Data-Driven Flank Wear Estimation for Single Point Cutting Tools using Regression Analysis

Industrial revolution 4.0 is a phenomenon that has been characterized by massive machine-to-machine connections which have yielded the benefit of being able to collect operational data at unprecedented scales. In this regard, the authors propose a data-driven framework using which an approximate, yet reliable measure of the flank wear of a single point cutting tool can be made using a body of machine learning techniques broadly termed as Regression Analysis. For this study, the authors received ground truth operational data from a consulting industry which specializes in machining operations, which consists of flank wear being the dependent attribute, being a function of 3 independent attributes, namely - speed, depth of cut and feed rate respectively.

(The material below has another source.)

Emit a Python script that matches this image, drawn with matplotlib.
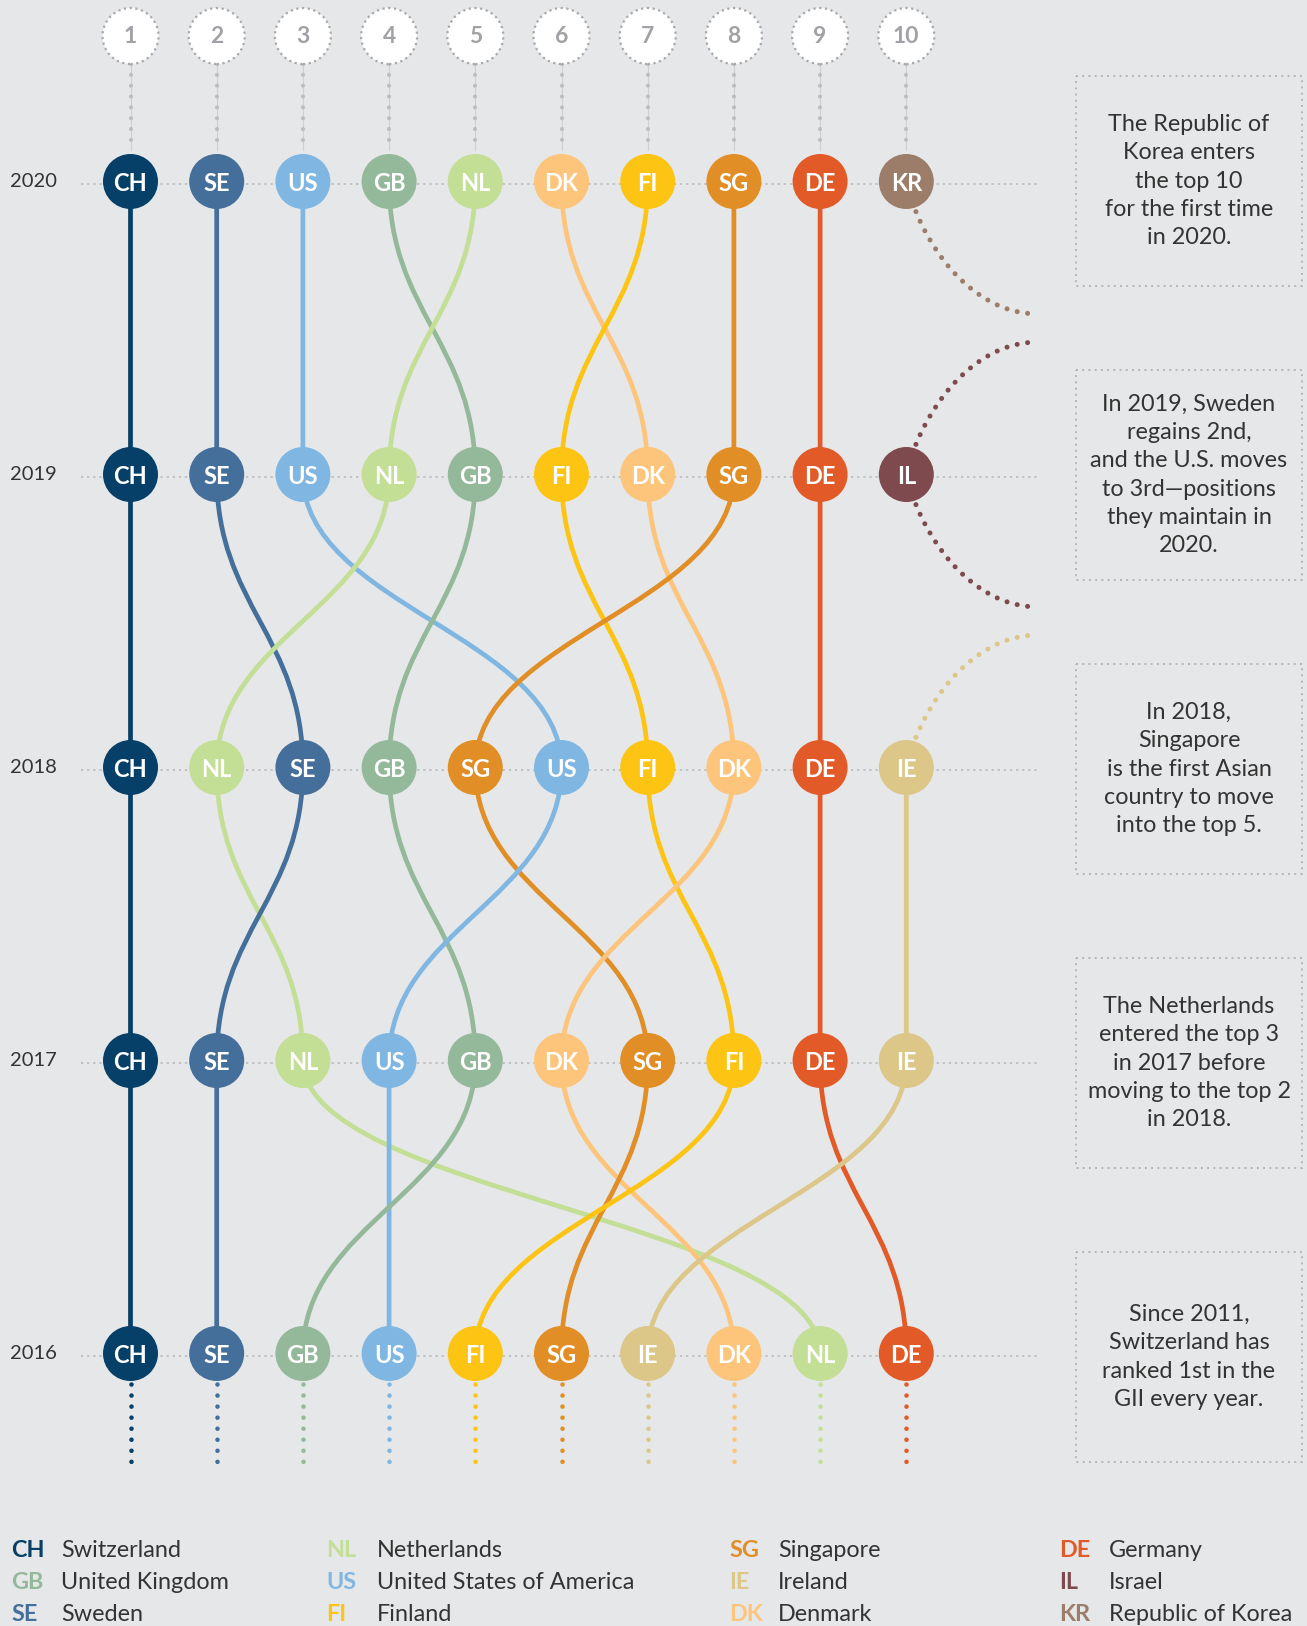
import matplotlib
matplotlib.use('Agg')
import matplotlib.pyplot as plt
import matplotlib.transforms as mtransforms
from matplotlib.path import Path
from matplotlib.patches import PathPatch, Rectangle

plt.rcParams['font.family'] = ['Lato', 'DejaVu Sans']

# --- data -------------------------------------------------------------
years = [2020, 2019, 2018, 2017, 2016]
rank_2020 = ['CH', 'SE', 'US', 'GB', 'NL', 'DK', 'FI', 'SG', 'DE', 'KR']
rank_2019 = ['CH', 'SE', 'US', 'NL', 'GB', 'FI', 'DK', 'SG', 'DE', 'IL']
rank_2018 = ['CH', 'NL', 'SE', 'GB', 'SG', 'US', 'FI', 'DK', 'DE', 'IE']
rank_2017 = ['CH', 'SE', 'NL', 'US', 'GB', 'DK', 'SG', 'FI', 'DE', 'IE']
rank_2016 = ['CH', 'SE', 'GB', 'US', 'FI', 'SG', 'IE', 'DK', 'NL', 'DE']
rankings = [rank_2020, rank_2019, rank_2018, rank_2017, rank_2016]

legend_codes = [['CH', 'GB', 'SE'], ['NL', 'US', 'FI'],
                ['SG', 'IE', 'DK'], ['DE', 'IL', 'KR']]
legend_names = [['Switzerland', 'United Kingdom', 'Sweden'],
                ['Netherlands', 'United States of America', 'Finland'],
                ['Singapore', 'Ireland', 'Denmark'],
                ['Germany', 'Israel', 'Republic of Korea']]

notes = [
    'The Republic of\nKorea enters\nthe top 10\nfor the first time\nin 2020.',
    'In 2019, Sweden\nregains 2nd,\nand the U.S. moves\nto 3rd\u2014positions\nthey maintain in\n2020.',
    'In 2018,\nSingapore\nis the first Asian\ncountry to move\ninto the top 5.',
    'The Netherlands\nentered the top 3\nin 2017 before\nmoving to the top 2\nin 2018.',
    'Since 2011,\nSwitzerland has\nranked 1st in the\nGII every year.',
]

# --- style ------------------------------------------------------------
colors = {
    'CH': '#063f68', 'SE': '#456f9b', 'US': '#80b7e2', 'GB': '#94b99a',
    'NL': '#c3de95', 'DK': '#fdc57b', 'FI': '#fdc414', 'SG': '#e08e25',
    'DE': '#e15a28', 'KR': '#9b7d6a', 'IL': '#7e4a4e', 'IE': '#dcc688',
}
bg = '#e6e7e8'
text_c = '#333333'

W, H = 1307, 1626
col0, col_step = 130.5, 86.2       # pixel x of rank 1, spacing
row0, row_step = 181.5, 293.0      # pixel y of first year, spacing

fig = plt.figure(figsize=(W / 100, H / 100), dpi=100, facecolor=bg)
ax = fig.add_axes([0, 0, 1, 1])
ax.set_facecolor(bg)
ax.set_xlim(1 - col0 / col_step, 1 + (W - col0) / col_step)
ax.set_ylim(years[0] - (H - row0) / row_step, years[0] + row0 / row_step)
ax.axis('off')

# pixel coordinate helpers (layout only)
px = mtransforms.Affine2D().scale(1 / W, -1 / H).translate(0, 1) + fig.transFigure


def xd(p):
    return 1 + (p - col0) / col_step


def yd(p):
    return years[0] - (p - row0) / row_step


line_start, line_end = xd(81), xd(1038)
node_s = (55 * 0.72) ** 2
lw = 3.4
k = 0.45
CURVE = [Path.MOVETO, Path.CURVE4, Path.CURVE4, Path.CURVE4]


def dot_style(size, gap):
    return dict(lw=size, linestyle=(0, (0.01, gap / 1.389 / size)))


def dots(x, y, color, size=3.4, gap=11, z=1):
    ax.plot(x, y, color=color, dash_capstyle='round', zorder=z, **dot_style(size, gap))


# year rows: labels + thin dotted guides
for y in years:
    ax.text(xd(10), y, str(y), ha='left', va='center', fontsize=14.5, color=text_c)
    ax.plot([line_start, line_end], [y - 0.01, y - 0.01], color='#b5b7ba', lw=1.1,
            linestyle=(0, (1.5, 2.5)), zorder=0)

# rank header circles with dotted connectors to first row
ranks = range(1, 11)
for r in ranks:
    ax.plot([r, r], [yd(64), yd(150)], color='#cfd0d2', lw=0.8, zorder=0)
    dots([r, r], [yd(64), yd(150)], '#bcbec0', size=3.0, gap=10.8, z=1)
ax.scatter(list(ranks), [yd(36)] * 10, s=(56 * 0.72) ** 2, facecolor='white',
           edgecolor='#a7a9ac', linewidths=1.6, linestyles=(0, (1, 1.6)), zorder=3)
for r in ranks:
    ax.text(r, yd(36), str(r), ha='center', va='center', fontsize=16.5,
            fontweight='bold', color='#a0a2a5', zorder=4)

# connections between consecutive years
for i in range(len(years) - 1):
    upper, lower = rankings[i], rankings[i + 1]
    y0, y1 = years[i], years[i + 1]
    for code in upper:
        if code not in lower:
            continue
        r0, r1 = upper.index(code) + 1, lower.index(code) + 1
        path = Path([(r0, y0), (r0, y0 - k), (r1, y1 + k), (r1, y1)], CURVE)
        ax.add_patch(PathPatch(path, fill=False, edgecolor=colors[code], lw=lw,
                               capstyle='round', zorder=2))

# countries entering / leaving the top 10: dotted arcs to the right
for i, ranking in enumerate(rankings):
    y = years[i]
    for r, code in enumerate(ranking, start=1):
        ends = []
        if i > 0 and code not in rankings[i - 1]:
            ends.append(y + 0.5 - 0.048)
        if i < len(years) - 1 and code not in rankings[i + 1]:
            ends.append(y - 0.5 + 0.048)
        for ye in ends:
            xe = line_end
            path = Path([(r, y), (r + 0.106 * (xe - r), y + 0.456 * (ye - y)),
                         (r + 0.485 * (xe - r), ye), (xe, ye)], CURVE)
            ax.add_patch(PathPatch(path, fill=False, edgecolor=colors[code],
                                   capstyle='round', zorder=1, **dot_style(3.6, 10.5)))

# history stubs below the last year
for r, code in enumerate(rankings[-1], start=1):
    dots([r, r], [years[-1] - 30 / row_step, years[-1] - 119 / row_step],
         colors[code], size=3.3, gap=11, z=1)

# nodes
for i, ranking in enumerate(rankings):
    xs = list(range(1, len(ranking) + 1))
    ax.scatter(xs, [years[i]] * len(xs), s=node_s, c=[colors[c] for c in ranking],
               linewidths=0, zorder=3)
    for x, code in zip(xs, ranking):
        ax.text(x, years[i], code, ha='center', va='center_baseline', fontsize=17,
                fontweight='bold', color='white', zorder=4)

# annotation boxes
for j, note in enumerate(notes):
    top = 76 + j * 294
    ax.add_patch(Rectangle((1076, top), 226, 210, transform=px, fill=False,
                           edgecolor='#b3b5b8', lw=1.4, linestyle=(0, (1, 2.2))))
    ax.text(1189, top + 105, note, transform=px, ha='center', va='center',
            fontsize=16.8, color=text_c, linespacing=1.42)

# legend
code_x = [11, 326, 729, 1059]
name_x = [61, 377, 778, 1109]
row_y = [1557, 1589, 1621]
for c in range(4):
    for r in range(3):
        code = legend_codes[c][r]
        ax.text(code_x[c], row_y[r], code, transform=px, ha='left', va='baseline',
                fontsize=16.8, fontweight='bold', color=colors[code])
        ax.text(name_x[c], row_y[r], legend_names[c][r], transform=px, ha='left',
                va='baseline', fontsize=16.8, color=text_c)

fig.savefig('out.png', dpi=100, facecolor=bg)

Various regression models, including multiple linear regression, polynomial regression, Ridge regression, Lasso regression, decision tree regression, K-nearest neighbours regression and support vector regression, were trained on the dataset to approximate the target function associated with the problem. After experimentation, the authors were able to isolate the most appropriate shallow learning algorithm which fits the data optimally. It was found that the K-nearest neighbours regression strategy was the best-fitting out of all the algorithms which were used in the experimentation process. The work done by the authors is aimed at advancing research on real-time Tool Condition Monitoring (TCM) which is an important area in the broader field of study termed as Predictive Maintenance (PDM).